Larger than life … yes. But not immortal.
I checked Windrow’s Facebook page last night when I learned of his passing, planning to express my condolences and belated thanks. But instead I found a gift: one last story of his, inspired by the exploits of Minnesota’s world-famous skyscraper-climbing raccoon.
He posted it publicly, so I hope it’s OK to pass it on here.
A few winters ago my sisters and I were going through the stuff in my Cromwell Square condo’s attic, deciding what to toss and what to keep.
We found a packet of love letters my father sent my mother in the late ’40s. Paul was home from the war in Europe and farming with my grandfather. Bo was a student at a women’s college in Georgia.
Every letter started out “went coon hunting last night.” Sometimes he was eating breakfast in his hunting clothes as he penned the letter, having spent the entire night pursuing the wily Procyon lotor (as the scientists call him).
He would mention who accompanied him, certain hounds that distinguished themselves, how many coons they bagged, what dark parts of Hatchie Bottom he ventured into.
I would not consider this a particularly effective way to woo the fair sex. Nevertheless during their engagement, she went coon hunting with him.
“I was standing in freezing water up to me knees,” she told me. “Shining the light on the coon, way up in the top of the tree. The dogs were howling and frothing at the mouth. The coon sailed out of the tree, landed on me, knocked the flashlight out of my hands and I went down into the water. Then all the dogs jumped on top of us,” (her and the coon).
Bo Kinney hunted the raccoon no more, but she married Paul anyway.
Many people fancy raccoons, probably because of their appearance: the cute masked faces; inky black, inquisitive eyes; paws that resemble little hands; long ringed tails.
This panda resemblance does not guarantee a genial nature. My Great Uncle Frank once gave me a young coon for a pet that I named Zip. The first thing Zip did was bite me.
A Minnesota raccoon found fame recently. The coon, probably looking for pigeon eggs, started climbing the 25-story UBS Plaza building in downtown St. Paul. Once it passed 100 feet and reached the 20th floor, crowds appeared in the streets.

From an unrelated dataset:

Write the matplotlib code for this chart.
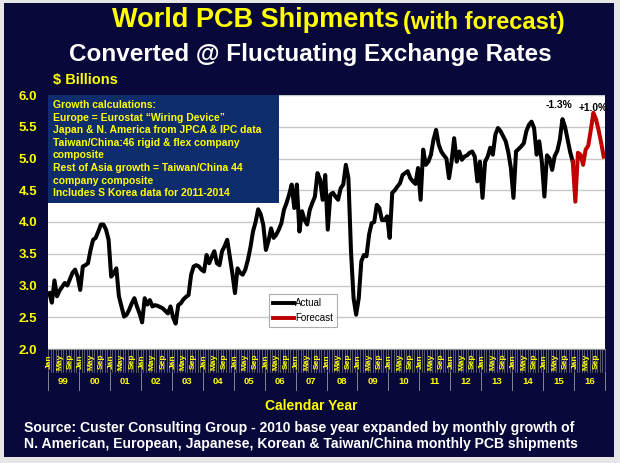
import numpy as np
import matplotlib
matplotlib.use("Agg")
import matplotlib.pyplot as plt
import matplotlib.transforms as mtransforms
from matplotlib.patches import Rectangle
from matplotlib.lines import Line2D

plt.rcParams["font.family"] = ["Liberation Sans", "DejaVu Sans"]

# ====================== DATA ($ billions, monthly) ======================

ship_1999 = [2.88, 2.73, 3.08, 2.83, 2.92, 2.98, 3.04, 3.00, 3.10, 3.20, 3.25, 3.14]
ship_2000 = [2.93, 3.30, 3.32, 3.35, 3.56, 3.72, 3.75, 3.85, 3.96, 3.96, 3.88, 3.72]
ship_2001 = [3.14, 3.19, 3.27, 2.83, 2.67, 2.51, 2.54, 2.62, 2.72, 2.80, 2.67, 2.56]
ship_2002 = [2.42, 2.80, 2.70, 2.77, 2.67, 2.69, 2.68, 2.66, 2.64, 2.60, 2.56, 2.67]
ship_2003 = [2.50, 2.40, 2.69, 2.72, 2.78, 2.82, 2.85, 3.17, 3.30, 3.32, 3.30, 3.25]
ship_2004 = [3.22, 3.48, 3.35, 3.45, 3.54, 3.35, 3.32, 3.54, 3.62, 3.72, 3.46, 3.19]
ship_2005 = [2.88, 3.27, 3.20, 3.17, 3.25, 3.40, 3.60, 3.85, 4.00, 4.20, 4.12, 3.95]
ship_2006 = [3.56, 3.70, 3.90, 3.75, 3.80, 3.88, 3.98, 4.19, 4.30, 4.43, 4.59, 4.22]
ship_2007 = [4.59, 3.85, 4.17, 4.03, 3.96, 4.19, 4.30, 4.40, 4.77, 4.67, 4.35, 4.74]
ship_2008 = [3.88, 4.43, 4.46, 4.40, 4.35, 4.53, 4.59, 4.90, 4.69, 3.54, 2.80, 2.54]
ship_2009 = [2.80, 3.38, 3.48, 3.46, 3.80, 3.98, 4.00, 4.27, 4.22, 4.03, 4.03, 4.09]
ship_2010 = [3.75, 4.46, 4.50, 4.56, 4.61, 4.74, 4.77, 4.80, 4.69, 4.64, 4.60, 4.85]
ship_2011 = [4.35, 5.14, 4.90, 4.95, 5.06, 5.30, 5.45, 5.22, 5.11, 5.05, 5.00, 4.69]
ship_2012 = [4.95, 5.32, 4.95, 5.11, 4.98, 5.03, 5.05, 5.09, 5.11, 5.03, 4.64, 4.95]
ship_2013 = [4.38, 4.95, 5.03, 5.17, 5.06, 5.38, 5.48, 5.43, 5.35, 5.27, 5.10, 4.85]
ship_2014 = [4.38, 5.11, 5.15, 5.19, 5.24, 5.43, 5.53, 5.58, 5.48, 5.06, 5.27, 4.95]
ship_2015 = [4.40, 5.05, 5.00, 4.82, 5.04, 5.12, 5.30, 5.62, 5.50, 5.30, 5.10, 4.95]

forecast_2016 = [4.32, 5.09, 5.06, 4.90, 5.14, 5.20, 5.45, 5.72, 5.62, 5.45, 5.25, 5.03]

year_labels = ["99", "00", "01", "02", "03", "04", "05", "06", "07", "08",
               "09", "10", "11", "12", "13", "14", "15", "16"]
month_labels = ["Jan", "May", "Sep"]
month_label_pos = [0, 4, 8]

box_lines = [
    "Growth calculations:",
    "Europe = Eurostat \u201cWiring Device\u201d",
    "Japan & N. America from JPCA & IPC data",
    "Taiwan/China:46 rigid & flex company",
    "composite",
    "Rest of Asia growth = Taiwan/China 44",
    "company composite",
    "Includes S Korea data for 2011-2014",
]

# ====================== PLOT ======================

NAVY = "#08083a"
YELLOW = "#ffff00"
BOX_BLUE = "#0f2d6c"

actual = np.array(ship_1999 + ship_2000 + ship_2001 + ship_2002 + ship_2003
                  + ship_2004 + ship_2005 + ship_2006 + ship_2007 + ship_2008
                  + ship_2009 + ship_2010 + ship_2011 + ship_2012 + ship_2013
                  + ship_2014 + ship_2015)
x_act = np.arange(len(actual)) + 0.5
fc = np.array([actual[-1]] + forecast_2016)
x_fc = np.arange(len(actual) - 1, len(actual) + len(forecast_2016)) + 0.5
n_months = len(actual) + len(forecast_2016)

W, H = 620, 463
fig = plt.figure(figsize=(6.2, 4.63), dpi=100, facecolor="#e6e6e6")

# navy panel behind everything
panel = Rectangle((4 / W, 1 - 457 / H), 610 / W, 454 / H,
                  transform=fig.transFigure, facecolor=NAVY,
                  edgecolor="none", zorder=-10)
fig.add_artist(panel)

ax = fig.add_axes([48 / W, 1 - 349 / H, 557 / W, 254 / H])
ax.set_zorder(1)
ax.set_facecolor("white")

ax.set_xlim(0, n_months)
ax.set_ylim(2.0, 6.0)
ax.set_yticks(np.arange(2.0, 6.01, 0.5))
ax.set_yticklabels([f"{v:.1f}" for v in np.arange(2.0, 6.01, 0.5)],
                   color=YELLOW, fontsize=9.5, fontweight="bold")
ax.tick_params(axis="y", length=0, pad=8)
ax.set_xticks([])
ax.grid(axis="y", color="#c8c8c8", linewidth=1.0)
ax.set_axisbelow(True)
for side in ["top", "right", "left"]:
    ax.spines[side].set_visible(False)
ax.spines["bottom"].set_color("#909090")

ax.plot(x_act, actual, color="black", linewidth=2.9, solid_joinstyle="round", zorder=3)
ax.plot(x_fc, fc, color="#c00000", linewidth=2.9, solid_joinstyle="round", zorder=3)

# info box
ax.add_patch(Rectangle((0, (349 - 203) / 254), (279 - 48) / 557, 1 - (349 - 203) / 254,
                       transform=ax.transAxes, facecolor=BOX_BLUE,
                       edgecolor="none", zorder=4))
for i, line in enumerate(box_lines):
    ax.text(5 / 557, 1 - (10 + i * 12.6) / 254, line, transform=ax.transAxes,
            color=YELLOW, fontsize=7.5, fontweight="bold", va="center", ha="left",
            zorder=5)

# growth annotations
ax.text(198.3, 5.85, "-1.3%", ha="center", va="center", fontsize=7.4,
        fontweight="bold", color="black", clip_on=False, zorder=5)
ax.text(211.6, 5.80, "+1.0%", ha="center", va="center", fontsize=7.4,
        fontweight="bold", color="black", clip_on=False, zorder=5)

# legend
handles = [Line2D([0], [0], color="black", linewidth=2.8, label="Actual"),
           Line2D([0], [0], color="#c00000", linewidth=2.8, label="Forecast")]
leg = ax.legend(handles=handles, loc="lower left",
                bbox_to_anchor=((269 - 48) / 557, (349 - 327) / 254),
                fontsize=7, frameon=True, fancybox=False, handlelength=2.2,
                handletextpad=0.1, borderpad=0.4, labelspacing=0.5,
                borderaxespad=0)
leg.get_frame().set_edgecolor("#999999")
leg.get_frame().set_linewidth(0.8)
leg.set_zorder(6)

# two-level category axis
trans = mtransforms.blended_transform_factory(ax.transData, ax.transAxes)


def ypos(py):
    return (349 - py) / 254


for m in range(n_months + 1):
    ax.plot([m, m], [ypos(349), ypos(372)], transform=trans, color="#7a7a7a",
            linewidth=0.5, clip_on=False)
for yi, lab in enumerate(year_labels):
    for pos, mlab in zip(month_label_pos, month_labels):
        ax.text(yi * 12 + pos + 0.5, ypos(361.5), mlab, transform=trans,
                rotation=90, ha="center", va="center", fontsize=6,
                fontweight="bold", color=YELLOW)
    ax.text(yi * 12 + 6, ypos(382), lab, transform=trans, ha="center",
            va="center", fontsize=6.8, fontweight="bold", color=YELLOW)
for yi in range(len(year_labels) + 1):
    ax.plot([yi * 12, yi * 12], [ypos(372), ypos(390)], transform=trans,
            color="#9a9a9a", linewidth=0.6, clip_on=False)

# titles and texts
fig.text(112 / W, 1 - 20 / H, "World PCB Shipments", color=YELLOW,
         fontsize=19.5, fontweight="bold", ha="left", va="center")
fig.text(403 / W, 1 - 22 / H, "(with forecast)", color=YELLOW,
         fontsize=17, fontweight="bold", ha="left", va="center")
fig.text(310 / W, 1 - 55 / H, "Converted @ Fluctuating Exchange Rates",
         color="white", fontsize=17.5, fontweight="bold", ha="center", va="center")
fig.text(53 / W, 1 - 80 / H, "$ Billions", color=YELLOW, fontsize=10.5,
         fontweight="bold", ha="left", va="center")
fig.text(311 / W, 1 - 406 / H, "Calendar Year", color=YELLOW, fontsize=10,
         fontweight="bold", ha="center", va="center")
fig.text(24 / W, 1 - 428 / H,
         "Source: Custer Consulting Group - 2010 base year expanded by monthly growth of",
         color="white", fontsize=10.1, fontweight="bold", ha="left", va="center")
fig.text(24 / W, 1 - 444 / H,
         "N. American, European, Japanese, Korean & Taiwan/China monthly PCB shipments",
         color="white", fontsize=10.1, fontweight="bold", ha="left", va="center")

fig.savefig("out.png", dpi=100, facecolor=fig.get_facecolor())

I quote the New York Times:
Gawkers flooded the streets below UBS Plaza. Some brought binoculars. A girl clutched a raccoon stuffed animal. A marquee on Minnesota Public Radio’s building across the street flashed the breaking news: St. Paul’s downtown raccoon reaches new heights.

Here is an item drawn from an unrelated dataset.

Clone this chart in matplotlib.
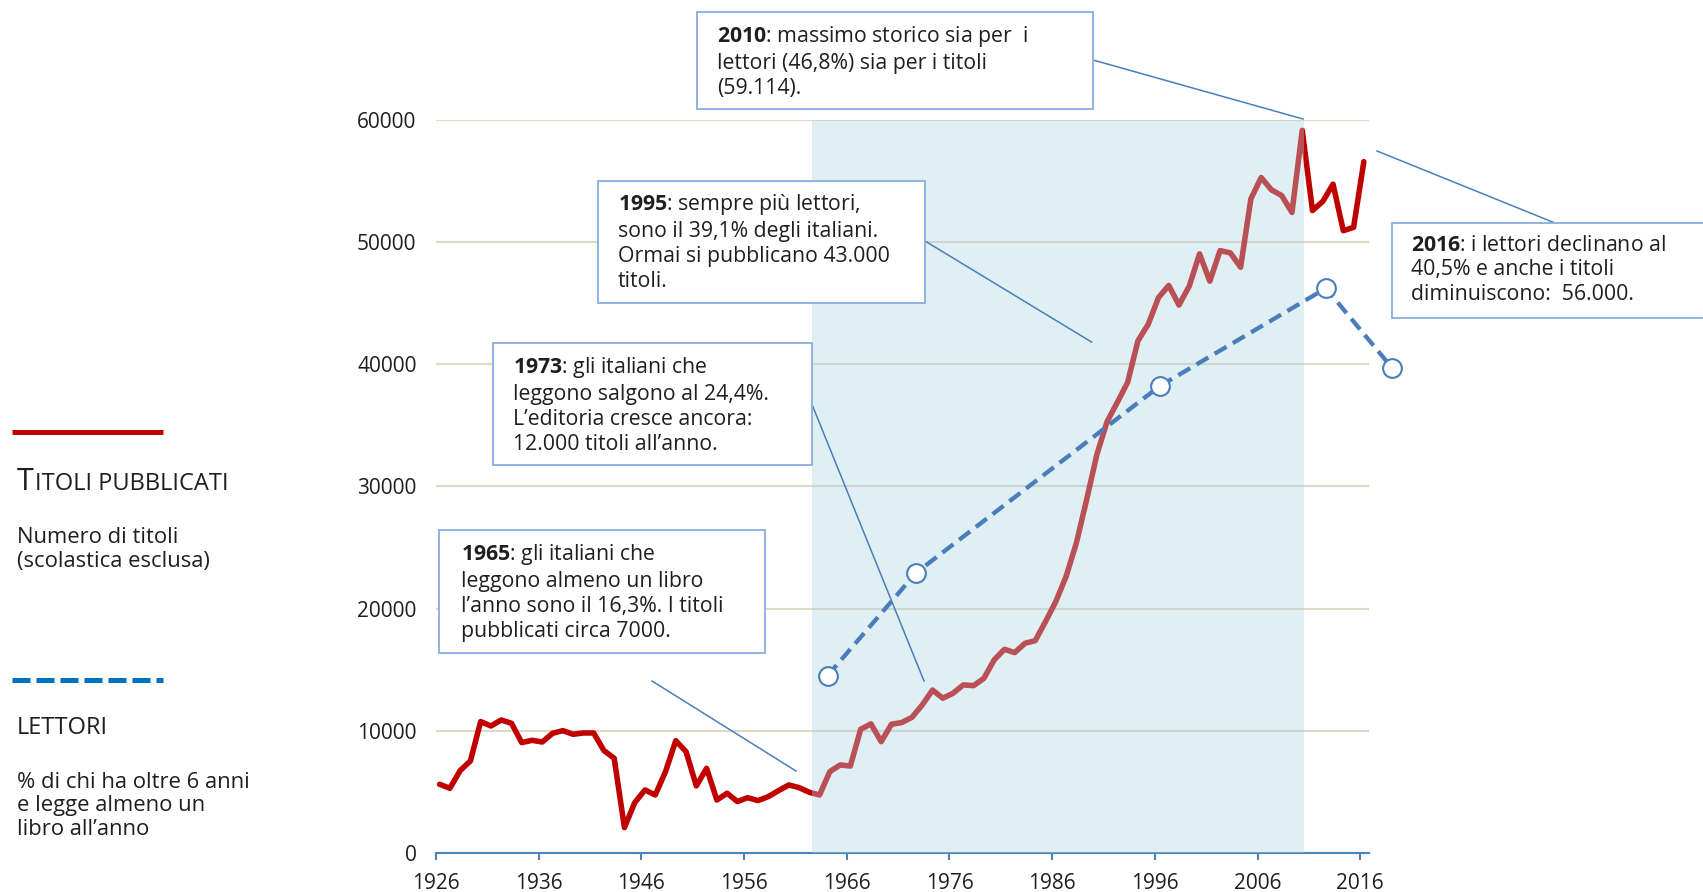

The saga was online in no time, trending on Twitter. “The internet went bananas,” CNN reported.
I learned early on in the news business that people love small animals, and like to pull for the little guy.
The St. Paul raccoon embodied this story. Eventually she topped the 25th floor where animal control folks lured her into a cage baited with cat food. (She was very hungry after her Mount Everest moment.) They released her unharmed into the wild.
I liked coon hunting when I was young, but never shared my father’s zeal.
I liked sitting by the fire out in the woods at night listening to the men tell stories, but my enthusiasm waned when we were slogging through icy slews, standing under huge cypress trees shining lights up into the treetops. You spot the coons by their bright eyes. Some coons are so smart they put their paws over their eyes (or so I was told).
Paul said when he got too old to coon hunt he would fox hunt. It’s easier on you, he explained to me. You sit by the fire and listen to the dogs run the fox. You never catch one. That sounded great to me.
Paul brought me home after midnight once half frozen and drenched to the bone on a school night. I was about 12. My mother sat up waiting for us and had a fire going to warm me.
It was the only time I ever heard her speak sharply to him.
May you live on in your friends’ memories and stories, Windrow. And may angels sing you to your rest.